A – Usamos a voz como ritmo e o sampling vocal é um dos nossos fortes. Um bom exemplo disso é o grande tema que fizemos com o Marco Paulo para os Duetos Improváveis.

PP – Habituaram o público a videoclips bem estruturados e com um quê de exclusividade. Que importância tem o suporte visual para o vosso trabalho?

A – É importante transmitir, de forma visual, o feeling que existe no palco, no espetáculo que estamos a apresentar. Isso sempre foi uma preocupação.

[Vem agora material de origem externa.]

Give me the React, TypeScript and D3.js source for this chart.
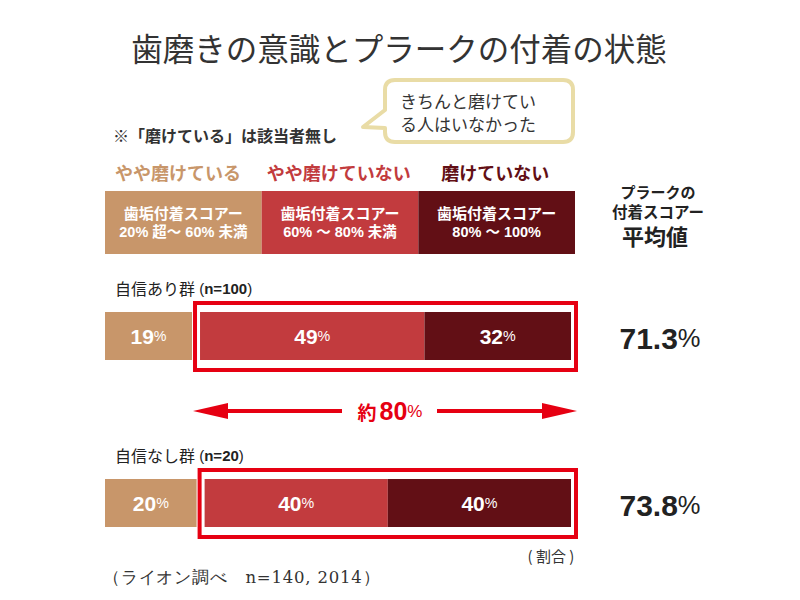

R – Uma cena que aconteceu comigo – e com o João também – foi, de há uns anos para cá, chegarmos a uma altura em que um concerto se tornava uma seca, mesmo tratando-se de bandas que gostamos de ver tocar ao vivo. Só queríamos que elas saíssem, para voltarem e tocarem o encore. Acho que a maioria dos concertos não se adapta à realidade de hoje em dia, à realidade da Internet, a uma sociedade mais apressada. E isso influenciou-nos, a mim e ao João, com quem conversei sobre o assunto, a fazer uma espécie de tributo à cultura de DJing, na qual nós crescemos, e tentar fazer um concerto que quase não para. Por isso fazemos blocos, não dividimos o concerto por temas. E não fazemos shows com mais de uma hora e meia. Tu precisas de mandar muita areia para os olhos, no bom sentido. É preciso entreteres, com vídeo, luz… Tem que ser uma coisa pensada, na dose certa.